Современники Эразма и те, кто наследовал его труды, очень неправильно нарекли трусостью это его поведение, это его нежелание примыкать к тому или другому лагерю и Колеблющегося Ясновидящего высмеивали, как индифферентного, непостоянного человека. Действительно, Эразм не вышел, подобно Винкельриду, с открытой грудью против мира, бесстрашно-героическое было не в его характере. Осторожный, стоял он в стороне и с готовностью, словно тростник, колебался вправо и влево, не только затем, чтобы не сломаться и вновь выпрямиться. Свое кредо, свое nulli concedo он не поднимал высоко, не нес гордо перед собой, словно дароносицу, нет, он прятал ее под плащом, как вор прячет свой фонарь. Иногда, во времена наиболее диких взрывов массового безумия, он укрывался в темных углах, брел окольными, тайными тропами, однако, и это самое главное, свои сокровища, свою веру в человека он сохранил невредимыми, он вынес их из ужасного урагана ненависти своего времени. И поэтому Спиноза, Лессинг, Вольтер и все последующие европейцы-мыслители смогли зажечь свои светильники. Эразм, единственный в своем поколении интеллектуал, остался верен всему человечеству как единственному сообществу. Умер он одиноким, в стороне от поля боя, не принадлежа ни одной из воюющих армий, ненавидимый ими обеими. Одиноким, но – и это решающее – независимым и свободным.
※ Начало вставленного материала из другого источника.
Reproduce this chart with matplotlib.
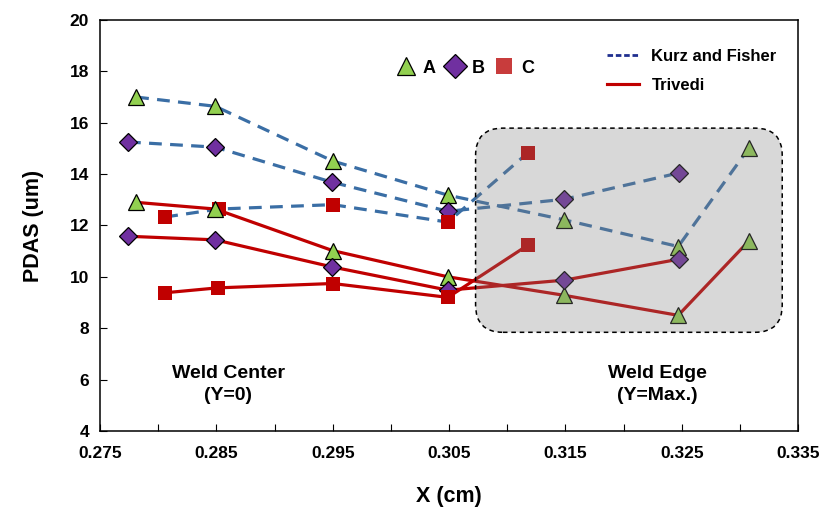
import matplotlib
matplotlib.use("Agg")
import matplotlib.pyplot as plt
from matplotlib.lines import Line2D
from matplotlib.patches import FancyBboxPatch

plt.rcParams['font.family'] = ['Liberation Sans', 'DejaVu Sans']
plt.rcParams['font.weight'] = 'bold'

# ---- data ----
kf_a_x = [0.2781, 0.2849, 0.2950, 0.3049, 0.3149, 0.3247, 0.3308]
kf_a_y = [17.00, 16.64, 14.51, 13.18, 12.22, 11.18, 15.03]
kf_b_x = [0.2774, 0.2849, 0.2949, 0.3049, 0.3149, 0.3248]
kf_b_y = [15.25, 15.05, 13.69, 12.55, 13.02, 14.05]
kf_c_x = [0.2806, 0.2852, 0.2950, 0.3049, 0.3118]
kf_c_y = [12.33, 12.64, 12.81, 12.13, 14.84]

tr_a_x = [0.2781, 0.2849, 0.2950, 0.3049, 0.3149, 0.3247, 0.3308]
tr_a_y = [12.90, 12.64, 11.02, 10.00, 9.28, 8.50, 11.41]
tr_b_x = [0.2774, 0.2849, 0.2949, 0.3049, 0.3149, 0.3248]
tr_b_y = [11.58, 11.44, 10.39, 9.48, 9.87, 10.69]
tr_c_x = [0.2806, 0.2851, 0.2950, 0.3049, 0.3118]
tr_c_y = [9.38, 9.57, 9.74, 9.20, 11.24]

x_ticks = [0.275, 0.285, 0.295, 0.305, 0.315, 0.325, 0.335]
y_ticks = [4, 6, 8, 10, 12, 14, 16, 18, 20]
box_x = (0.30728, 0.33364)
box_y = (7.84, 15.79)

# ---- style ----
blue = '#3A6EA5'
red = '#C00000'
green = '#92D050'
purple = '#7030A0'

mk_a = dict(marker='^', ms=11, mfc=green, mec='black', mew=0.9)
mk_b = dict(marker='D', ms=8.8, mfc=purple, mec='black', mew=0.9)
mk_c = dict(marker='s', ms=9.4, mfc=red, mec=red, mew=0)

fig = plt.figure(figsize=(8.27, 5.13), dpi=100)
ax = fig.add_axes([0.121, 0.160, 0.844, 0.801])

dash = dict(ls=(0, (4, 2.6)), lw=2.3, color=blue)
ax.plot(kf_a_x, kf_a_y, **dash, **mk_a, zorder=3)
ax.plot(kf_b_x, kf_b_y, **dash, **mk_b, zorder=3)
ax.plot(kf_c_x, kf_c_y, **dash, **mk_c, zorder=3)
solid = dict(ls='-', lw=2.3, color=red)
ax.plot(tr_a_x, tr_a_y, **solid, **mk_a, zorder=4)
ax.plot(tr_b_x, tr_b_y, **solid, **mk_b, zorder=4)
ax.plot(tr_c_x, tr_c_y, **solid, **mk_c, zorder=4)

ax.set_xlim(0.275, 0.335)
ax.set_ylim(4, 20)

# rounded grey region (overlay)
rx = 0.00235
ry = 1.07
box = FancyBboxPatch((box_x[0], box_y[0]), box_x[1] - box_x[0], box_y[1] - box_y[0],
                     boxstyle=f"round,pad=0,rounding_size={rx}",
                     mutation_aspect=ry / rx,
                     facecolor=(0.5, 0.5, 0.5), alpha=0.3, edgecolor='none', zorder=6)
ax.add_patch(box)
box_edge = FancyBboxPatch((box_x[0], box_y[0]), box_x[1] - box_x[0], box_y[1] - box_y[0],
                          boxstyle=f"round,pad=0,rounding_size={rx}",
                          mutation_aspect=ry / rx,
                          facecolor='none', edgecolor='black', lw=1.1,
                          ls=(0, (3, 2.5)), zorder=7)
ax.add_patch(box_edge)

# ticks
ax.set_xticks(x_ticks)
ax.set_xticklabels([f"{v:.3f}" for v in x_ticks])
ax.set_xticks([0.280, 0.290, 0.300, 0.310, 0.320, 0.330], minor=True)
ax.set_yticks(y_ticks)
ax.tick_params(axis='x', which='both', direction='in', length=5, width=0.8,
               labelsize=12.5, pad=11, top=False)
ax.tick_params(axis='y', direction='in', length=5, width=0.8, labelsize=12.5,
               pad=8, right=False)
for lab in ax.get_xticklabels() + ax.get_yticklabels():
    lab.set_fontweight('bold')
for sp in ax.spines.values():
    sp.set_linewidth(1.1)

ax.set_xlabel('X (cm)', fontsize=15.5, fontweight='bold', labelpad=18)
ax.set_ylabel('PDAS (um)', fontsize=15.5, fontweight='bold', labelpad=18)

ax.text(0.2860, 5.8, 'Weld Center\n(Y=0)', ha='center', va='center',
        fontsize=14, fontweight='bold', linespacing=1.35, zorder=8)
ax.text(0.3229, 5.8, 'Weld Edge\n(Y=Max.)', ha='center', va='center',
        fontsize=14, fontweight='bold', linespacing=1.35, zorder=8)

# legends
h_mk = [Line2D([], [], ls='none', marker='^', ms=13, mfc=green, mec='black', mew=0.9),
        Line2D([], [], ls='none', marker='D', ms=12, mfc=purple, mec='black', mew=0.9),
        Line2D([], [], ls='none', marker='s', ms=12, mfc='#C83C3C', mec='#C83C3C', mew=0)]
leg1 = ax.legend(h_mk, ['A', 'B', 'C'], loc='center', bbox_to_anchor=(0.522, 0.883),
                 ncol=3, frameon=False, handletextpad=0.35, columnspacing=0.45,
                 handlelength=1.2, prop=dict(size=13, weight='bold'))
ax.add_artist(leg1)
h_ln = [Line2D([], [], color='#1F2F8F', lw=2, ls=(0, (2, 1))),
        Line2D([], [], color=red, lw=2.25)]
ax.legend(h_ln, ['Kurz and Fisher', 'Trivedi'], loc='center', bbox_to_anchor=(0.848, 0.876),
          frameon=False, handlelength=1.9, handletextpad=0.75, labelspacing=0.8,
          prop=dict(size=12, weight='bold'))

fig.savefig('out.png', dpi=100)
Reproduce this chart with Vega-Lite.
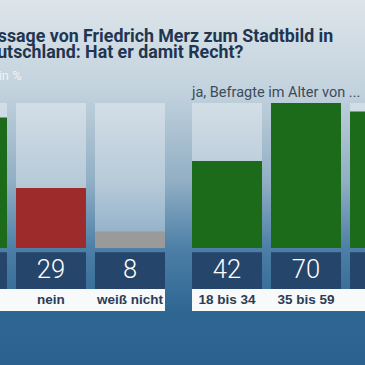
{
  "$schema": "https://vega.github.io/schema/vega-lite/v6.json",
  "width": 365,
  "height": 365,
  "autosize": {"type": "none"},
  "padding": 0,
  "background": "#2d6592",
  "config": {
    "view": {
      "stroke": null,
      "fill": {
        "gradient": "linear",
        "x1": 0, "y1": 0, "x2": 0, "y2": 1,
        "stops": [
          {"offset": 0, "color": "#dde5ea"},
          {"offset": 0.25, "color": "#c2d2dd"},
          {"offset": 0.5, "color": "#90aec4"},
          {"offset": 0.68, "color": "#4d7fa7"},
          {"offset": 0.85, "color": "#2f6793"},
          {"offset": 1, "color": "#2b618e"}
        ]
      }
    },
    "font": "Roboto",
    "text": {"font": "Roboto"}
  },
  "data": {
    "values": [
      {"gruppe": "gesamt", "reihenfolge": 1, "kategorie": "ja", "antwort": "ja", "wert": 63},
      {"gruppe": "gesamt", "reihenfolge": 2, "kategorie": "nein", "antwort": "nein", "wert": 29},
      {"gruppe": "gesamt", "reihenfolge": 3, "kategorie": "weiß nicht", "antwort": "weiß nicht", "wert": 8},
      {"gruppe": "alter", "reihenfolge": 1, "kategorie": "18 bis 34", "antwort": "ja", "wert": 42},
      {"gruppe": "alter", "reihenfolge": 2, "kategorie": "35 bis 59", "antwort": "ja", "wert": 70},
      {"gruppe": "alter", "reihenfolge": 3, "kategorie": "ab 60", "antwort": "ja", "wert": 66}
    ]
  },
  "encoding": {
    "x": {
      "field": "gruppe", "type": "nominal",
      "scale": {"domain": ["gesamt", "alter"], "range": [-63, 420], "paddingInner": 0.106, "paddingOuter": 0},
      "axis": null
    }
  },
  "layer": [
    {
      "mark": {"type": "bar", "fill": "#ffffff", "opacity": 0.35},
      "encoding": {
        "xOffset": {"field": "reihenfolge", "type": "ordinal", "scale": {"domain": [1, 2, 3], "paddingInner": 0.114, "paddingOuter": 0}},
        "y": {"datum": 70, "type": "quantitative", "scale": {"domain": [-56.5, 119.8], "nice": false, "zero": false}, "axis": null},
        "y2": {"datum": 0}
      }
    },
    {
      "mark": {"type": "bar"},
      "encoding": {
        "xOffset": {"field": "reihenfolge", "type": "ordinal"},
        "y": {"field": "wert", "type": "quantitative"},
        "y2": {"datum": 0},
        "color": {"field": "antwort", "type": "nominal", "scale": {"domain": ["ja", "nein", "weiß nicht"], "range": ["#1b6b1b", "#9e2b2b", "#9a9a9a"]}, "legend": null}
      }
    },
    {
      "mark": {"type": "bar", "fill": "#25466a"},
      "encoding": {
        "xOffset": {"field": "reihenfolge", "type": "ordinal"},
        "y": {"datum": -2, "type": "quantitative"},
        "y2": {"datum": -19.8}
      }
    },
    {
      "mark": {"type": "bar", "fill": "#f7f9fa"},
      "encoding": {
        "y": {"datum": -19.8, "type": "quantitative"},
        "y2": {"datum": -30.4}
      }
    },
    {
      "mark": {"type": "text", "color": "#ffffff", "fontSize": 25.5, "fontWeight": 300, "baseline": "middle"},
      "encoding": {
        "xOffset": {"field": "reihenfolge", "type": "ordinal"},
        "y": {"datum": -10.8, "type": "quantitative"},
        "text": {"field": "wert", "type": "quantitative"}
      }
    },
    {
      "mark": {"type": "text", "color": "#2b3d55", "fontSize": 13.5, "fontWeight": "bold", "font": "Liberation Sans", "baseline": "middle"},
      "encoding": {
        "xOffset": {"field": "reihenfolge", "type": "ordinal"},
        "y": {"datum": -25.1, "type": "quantitative"},
        "text": {"field": "kategorie", "type": "nominal"}
      }
    },
    {
      "data": {"values": [{"gruppe": "gesamt", "zeile": "Angaben in %"}]},
      "mark": {"type": "text", "color": "#eef3f6", "fontSize": 13, "align": "left", "baseline": "alphabetic", "dx": 7},
      "encoding": {
        "x": {"field": "gruppe", "type": "nominal", "bandPosition": 0},
        "y": {"datum": 81, "type": "quantitative"},
        "text": {"field": "zeile", "type": "nominal"}
      }
    },
    {
      "data": {"values": [{"gruppe": "alter", "zeile": "ja, Befragte im Alter von ..."}]},
      "mark": {"type": "text", "color": "#3d4b5a", "fontSize": 14.5, "align": "left", "baseline": "alphabetic"},
      "encoding": {
        "x": {"field": "gruppe", "type": "nominal", "bandPosition": 0},
        "y": {"datum": 73, "type": "quantitative"},
        "text": {"field": "zeile", "type": "nominal"}
      }
    },
    {
      "data": {"values": [{"gruppe": "gesamt", "zeile": "Aussage von Friedrich Merz zum Stadtbild in\nDeutschland: Hat er damit Recht?"}]},
      "mark": {"type": "text", "color": "#1f3550", "fontSize": 17.8, "fontWeight": "bold", "align": "left", "baseline": "alphabetic", "lineBreak": "\n", "lineHeight": 15.5, "dx": 39},
      "encoding": {
        "x": {"field": "gruppe", "type": "nominal", "bandPosition": 0},
        "y": {"datum": 99.5, "type": "quantitative"},
        "text": {"field": "zeile", "type": "nominal"}
      }
    }
  ]
}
Но История несправедлива к побежденным. Она очень не любит людей меры, посредников, умиротворяющих, людей человечности. Ее любимцы – люди страстей, люди исключительные, безумные авантюристы духа и действия, поэтому она едва ли не с презрением прошла мимо этого миролюбивого поборника гуманизма. На исполинской картине Реформации место Эразма где-то на заднем плане. Драматически следуют своей судьбе все эти люди, одержимые верой и гениальностью: Гус задыхается в пламени констанцского костра, Савонарола – на костре Флоренции, Сервет брошен в огонь фанатиком Кальвином. У каждого свой трагический час: Томаса Мюнцера рвут раскаленными клещами, Джон Нокс прикован к галере, Лютер, упершись широко расставленными ногами в немецкую землю, гремит королю и всей стране свое: «Я не могу иначе!», Томас Мор и Джон Фишер кладут свои головы на плаху палача, Ульриха Цвингли убивают бердышом в битве при Каппеле – незабываемые имена, мужественные в своей яростной вере, восторженные в своих страданиях, великие в своей судьбе. Но за ними вдали, однако, пылает губительный огонь религиозного безумия, замки, разграбленные крестьянской войной, люди богохульно присягают Христу, которого каждый фанатик понимает по-своему, разрушенные города, крестьянские усадьбы, опустошенные Тридцатилетней, Столетней войнами, эти апокалиптические ландшафты, они вопиют к небу о земном безрассудстве, о нежелании идти на уступки. И в этой братоубийственной смуте, за великими полководцами церковных войн, в стороне от них отчетливо видится тонкое, подернутое печалью лицо Эразма. Он не стоит у столба для пыток, в руке у него нет меча, пламенные страсти не искажают его лицо. Но глаза его сияют голубым светом – они так прекрасно переданы Гольбейном, – и он смотрит сквозь этот хаос человеческих страстей в наше не менее страшное время. Некая спокойная отрешенность лежит на его челе, ах, ему хорошо известна эта вечная Стультиция мира, но легкая, едва заметная улыбка уверенности играет на его губах. Он знает, умудренный опытом человек: смысл всех страстей в том, что когда-то они устают. Такова судьба любого фанатизма – он всегда переигрывает себя. Разум же, вечный, терпеливый разум, может ждать и оставаться верным себе до конца. Иногда, когда другие в упоении безумствуют, ему следует молчать. Но его время придет, обязательно придет вновь.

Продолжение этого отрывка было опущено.